##### MATERIAL

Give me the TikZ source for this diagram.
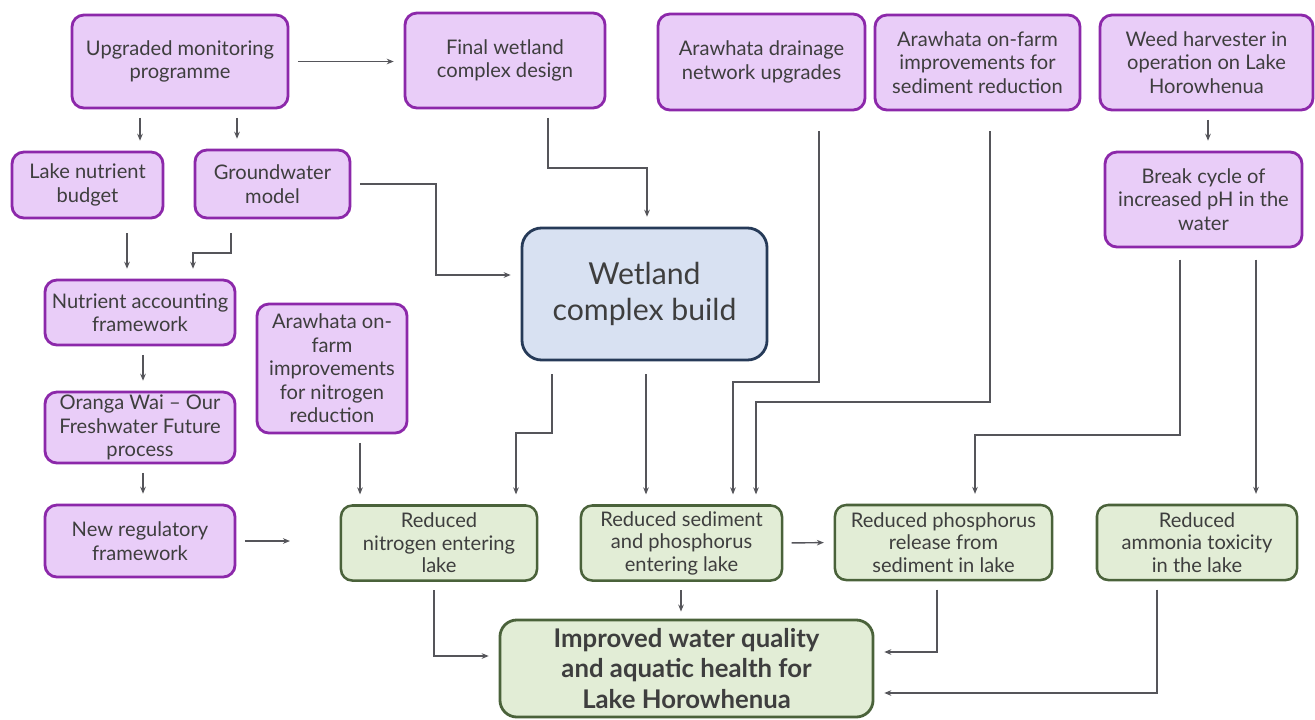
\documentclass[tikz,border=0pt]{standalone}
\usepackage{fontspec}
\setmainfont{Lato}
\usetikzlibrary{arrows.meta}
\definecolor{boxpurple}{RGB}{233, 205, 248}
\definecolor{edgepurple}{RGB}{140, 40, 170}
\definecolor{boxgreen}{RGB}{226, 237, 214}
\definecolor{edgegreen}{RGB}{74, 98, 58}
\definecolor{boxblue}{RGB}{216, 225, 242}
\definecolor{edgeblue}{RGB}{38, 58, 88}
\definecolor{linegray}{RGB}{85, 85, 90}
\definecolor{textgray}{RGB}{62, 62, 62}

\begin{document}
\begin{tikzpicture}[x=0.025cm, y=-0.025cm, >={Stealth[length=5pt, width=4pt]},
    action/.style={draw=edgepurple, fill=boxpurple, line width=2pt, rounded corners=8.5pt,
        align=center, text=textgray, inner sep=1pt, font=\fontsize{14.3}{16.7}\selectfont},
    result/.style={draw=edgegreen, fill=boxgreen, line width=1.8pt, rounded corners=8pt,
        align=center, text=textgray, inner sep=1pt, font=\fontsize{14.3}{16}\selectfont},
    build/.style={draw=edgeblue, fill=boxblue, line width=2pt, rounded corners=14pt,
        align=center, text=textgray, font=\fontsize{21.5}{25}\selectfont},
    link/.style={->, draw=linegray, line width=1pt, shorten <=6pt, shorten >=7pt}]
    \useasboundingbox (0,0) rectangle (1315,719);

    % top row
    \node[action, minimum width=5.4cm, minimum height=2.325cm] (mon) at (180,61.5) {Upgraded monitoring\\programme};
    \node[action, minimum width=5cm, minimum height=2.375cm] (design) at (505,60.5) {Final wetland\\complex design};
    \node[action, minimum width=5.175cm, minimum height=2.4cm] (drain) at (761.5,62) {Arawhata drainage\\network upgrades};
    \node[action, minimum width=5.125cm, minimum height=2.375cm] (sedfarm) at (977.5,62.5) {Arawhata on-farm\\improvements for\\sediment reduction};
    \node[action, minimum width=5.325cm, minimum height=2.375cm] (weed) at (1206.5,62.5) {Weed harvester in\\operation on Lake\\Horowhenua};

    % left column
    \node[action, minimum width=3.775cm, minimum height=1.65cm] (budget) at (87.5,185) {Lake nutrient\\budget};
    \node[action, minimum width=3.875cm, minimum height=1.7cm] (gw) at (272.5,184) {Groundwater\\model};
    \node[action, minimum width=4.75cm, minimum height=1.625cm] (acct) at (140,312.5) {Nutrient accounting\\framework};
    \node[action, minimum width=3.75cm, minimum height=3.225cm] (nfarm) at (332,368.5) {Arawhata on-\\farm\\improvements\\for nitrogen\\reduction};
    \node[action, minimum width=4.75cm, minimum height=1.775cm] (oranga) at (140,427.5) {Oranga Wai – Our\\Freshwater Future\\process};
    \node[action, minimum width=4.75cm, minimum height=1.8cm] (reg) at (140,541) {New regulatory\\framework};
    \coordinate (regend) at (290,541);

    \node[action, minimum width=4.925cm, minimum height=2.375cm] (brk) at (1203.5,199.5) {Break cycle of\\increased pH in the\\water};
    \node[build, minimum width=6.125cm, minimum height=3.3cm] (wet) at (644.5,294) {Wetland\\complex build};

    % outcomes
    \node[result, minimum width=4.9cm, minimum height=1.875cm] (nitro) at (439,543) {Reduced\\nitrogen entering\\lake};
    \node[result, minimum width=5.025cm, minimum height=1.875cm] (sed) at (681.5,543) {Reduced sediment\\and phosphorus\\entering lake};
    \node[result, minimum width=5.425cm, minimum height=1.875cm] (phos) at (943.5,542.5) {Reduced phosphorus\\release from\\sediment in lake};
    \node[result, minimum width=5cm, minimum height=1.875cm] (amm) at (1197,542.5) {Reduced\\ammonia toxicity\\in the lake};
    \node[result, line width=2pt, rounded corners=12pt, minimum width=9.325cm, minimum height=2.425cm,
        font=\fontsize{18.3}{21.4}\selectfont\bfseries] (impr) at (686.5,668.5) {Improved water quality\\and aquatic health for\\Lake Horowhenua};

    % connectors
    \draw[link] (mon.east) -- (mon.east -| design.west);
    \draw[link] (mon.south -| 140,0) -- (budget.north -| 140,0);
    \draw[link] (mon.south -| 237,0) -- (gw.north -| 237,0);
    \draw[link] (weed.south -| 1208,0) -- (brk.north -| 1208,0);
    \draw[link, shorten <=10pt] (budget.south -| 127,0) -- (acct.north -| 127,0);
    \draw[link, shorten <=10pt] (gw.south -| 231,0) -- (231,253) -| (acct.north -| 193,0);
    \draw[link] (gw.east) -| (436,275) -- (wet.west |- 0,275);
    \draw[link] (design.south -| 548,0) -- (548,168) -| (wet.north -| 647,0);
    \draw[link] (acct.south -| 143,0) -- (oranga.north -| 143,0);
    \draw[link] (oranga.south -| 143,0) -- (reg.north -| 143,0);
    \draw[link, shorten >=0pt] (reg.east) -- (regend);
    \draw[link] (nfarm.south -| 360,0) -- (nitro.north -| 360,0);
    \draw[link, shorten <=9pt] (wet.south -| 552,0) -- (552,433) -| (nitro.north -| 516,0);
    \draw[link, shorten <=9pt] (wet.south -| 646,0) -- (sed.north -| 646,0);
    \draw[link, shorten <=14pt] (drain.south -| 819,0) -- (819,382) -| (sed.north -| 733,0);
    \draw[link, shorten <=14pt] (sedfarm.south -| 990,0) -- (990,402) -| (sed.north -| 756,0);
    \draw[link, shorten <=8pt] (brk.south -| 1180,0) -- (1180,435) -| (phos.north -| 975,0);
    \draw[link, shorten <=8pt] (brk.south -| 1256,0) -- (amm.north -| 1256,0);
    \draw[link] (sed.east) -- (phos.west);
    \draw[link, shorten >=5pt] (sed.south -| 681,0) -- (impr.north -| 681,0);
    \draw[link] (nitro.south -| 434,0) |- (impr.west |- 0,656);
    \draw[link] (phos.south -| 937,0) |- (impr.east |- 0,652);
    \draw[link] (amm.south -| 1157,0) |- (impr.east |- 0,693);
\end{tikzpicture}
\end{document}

##########

WHAT IS REQUIRED:
Every line is to be duplicated exactly, though pictures stay out.

FINISHED ANSWER:
Give me the TikZ source for this diagram.
\documentclass[tikz,border=0pt]{standalone}
\usepackage{fontspec}
\setmainfont{Lato}
\usetikzlibrary{arrows.meta}
\definecolor{boxpurple}{RGB}{233, 205, 248}
\definecolor{edgepurple}{RGB}{140, 40, 170}
\definecolor{boxgreen}{RGB}{226, 237, 214}
\definecolor{edgegreen}{RGB}{74, 98, 58}
\definecolor{boxblue}{RGB}{216, 225, 242}
\definecolor{edgeblue}{RGB}{38, 58, 88}
\definecolor{linegray}{RGB}{85, 85, 90}
\definecolor{textgray}{RGB}{62, 62, 62}

\begin{document}
\begin{tikzpicture}[x=0.025cm, y=-0.025cm, >={Stealth[length=5pt, width=4pt]},
    action/.style={draw=edgepurple, fill=boxpurple, line width=2pt, rounded corners=8.5pt,
        align=center, text=textgray, inner sep=1pt, font=\fontsize{14.3}{16.7}\selectfont},
    result/.style={draw=edgegreen, fill=boxgreen, line width=1.8pt, rounded corners=8pt,
        align=center, text=textgray, inner sep=1pt, font=\fontsize{14.3}{16}\selectfont},
    build/.style={draw=edgeblue, fill=boxblue, line width=2pt, rounded corners=14pt,
        align=center, text=textgray, font=\fontsize{21.5}{25}\selectfont},
    link/.style={->, draw=linegray, line width=1pt, shorten <=6pt, shorten >=7pt}]
    \useasboundingbox (0,0) rectangle (1315,719);

    % top row
    \node[action, minimum width=5.4cm, minimum height=2.325cm] (mon) at (180,61.5) {Upgraded monitoring\\programme};
    \node[action, minimum width=5cm, minimum height=2.375cm] (design) at (505,60.5) {Final wetland\\complex design};
    \node[action, minimum width=5.175cm, minimum height=2.4cm] (drain) at (761.5,62) {Arawhata drainage\\network upgrades};
    \node[action, minimum width=5.125cm, minimum height=2.375cm] (sedfarm) at (977.5,62.5) {Arawhata on-farm\\improvements for\\sediment reduction};
    \node[action, minimum width=5.325cm, minimum height=2.375cm] (weed) at (1206.5,62.5) {Weed harvester in\\operation on Lake\\Horowhenua};

    % left column
    \node[action, minimum width=3.775cm, minimum height=1.65cm] (budget) at (87.5,185) {Lake nutrient\\budget};
    \node[action, minimum width=3.875cm, minimum height=1.7cm] (gw) at (272.5,184) {Groundwater\\model};
    \node[action, minimum width=4.75cm, minimum height=1.625cm] (acct) at (140,312.5) {Nutrient accounting\\framework};
    \node[action, minimum width=3.75cm, minimum height=3.225cm] (nfarm) at (332,368.5) {Arawhata on-\\farm\\improvements\\for nitrogen\\reduction};
    \node[action, minimum width=4.75cm, minimum height=1.775cm] (oranga) at (140,427.5) {Oranga Wai – Our\\Freshwater Future\\process};
    \node[action, minimum width=4.75cm, minimum height=1.8cm] (reg) at (140,541) {New regulatory\\framework};
    \coordinate (regend) at (290,541);

    \node[action, minimum width=4.925cm, minimum height=2.375cm] (brk) at (1203.5,199.5) {Break cycle of\\increased pH in the\\water};
    \node[build, minimum width=6.125cm, minimum height=3.3cm] (wet) at (644.5,294) {Wetland\\complex build};

    % outcomes
    \node[result, minimum width=4.9cm, minimum height=1.875cm] (nitro) at (439,543) {Reduced\\nitrogen entering\\lake};
    \node[result, minimum width=5.025cm, minimum height=1.875cm] (sed) at (681.5,543) {Reduced sediment\\and phosphorus\\entering lake};
    \node[result, minimum width=5.425cm, minimum height=1.875cm] (phos) at (943.5,542.5) {Reduced phosphorus\\release from\\sediment in lake};
    \node[result, minimum width=5cm, minimum height=1.875cm] (amm) at (1197,542.5) {Reduced\\ammonia toxicity\\in the lake};
    \node[result, line width=2pt, rounded corners=12pt, minimum width=9.325cm, minimum height=2.425cm,
        font=\fontsize{18.3}{21.4}\selectfont\bfseries] (impr) at (686.5,668.5) {Improved water quality\\and aquatic health for\\Lake Horowhenua};

    % connectors
    \draw[link] (mon.east) -- (mon.east -| design.west);
    \draw[link] (mon.south -| 140,0) -- (budget.north -| 140,0);
    \draw[link] (mon.south -| 237,0) -- (gw.north -| 237,0);
    \draw[link] (weed.south -| 1208,0) -- (brk.north -| 1208,0);
    \draw[link, shorten <=10pt] (budget.south -| 127,0) -- (acct.north -| 127,0);
    \draw[link, shorten <=10pt] (gw.south -| 231,0) -- (231,253) -| (acct.north -| 193,0);
    \draw[link] (gw.east) -| (436,275) -- (wet.west |- 0,275);
    \draw[link] (design.south -| 548,0) -- (548,168) -| (wet.north -| 647,0);
    \draw[link] (acct.south -| 143,0) -- (oranga.north -| 143,0);
    \draw[link] (oranga.south -| 143,0) -- (reg.north -| 143,0);
    \draw[link, shorten >=0pt] (reg.east) -- (regend);
    \draw[link] (nfarm.south -| 360,0) -- (nitro.north -| 360,0);
    \draw[link, shorten <=9pt] (wet.south -| 552,0) -- (552,433) -| (nitro.north -| 516,0);
    \draw[link, shorten <=9pt] (wet.south -| 646,0) -- (sed.north -| 646,0);
    \draw[link, shorten <=14pt] (drain.south -| 819,0) -- (819,382) -| (sed.north -| 733,0);
    \draw[link, shorten <=14pt] (sedfarm.south -| 990,0) -- (990,402) -| (sed.north -| 756,0);
    \draw[link, shorten <=8pt] (brk.south -| 1180,0) -- (1180,435) -| (phos.north -| 975,0);
    \draw[link, shorten <=8pt] (brk.south -| 1256,0) -- (amm.north -| 1256,0);
    \draw[link] (sed.east) -- (phos.west);
    \draw[link, shorten >=5pt] (sed.south -| 681,0) -- (impr.north -| 681,0);
    \draw[link] (nitro.south -| 434,0) |- (impr.west |- 0,656);
    \draw[link] (phos.south -| 937,0) |- (impr.east |- 0,652);
    \draw[link] (amm.south -| 1157,0) |- (impr.east |- 0,693);
\end{tikzpicture}
\end{document}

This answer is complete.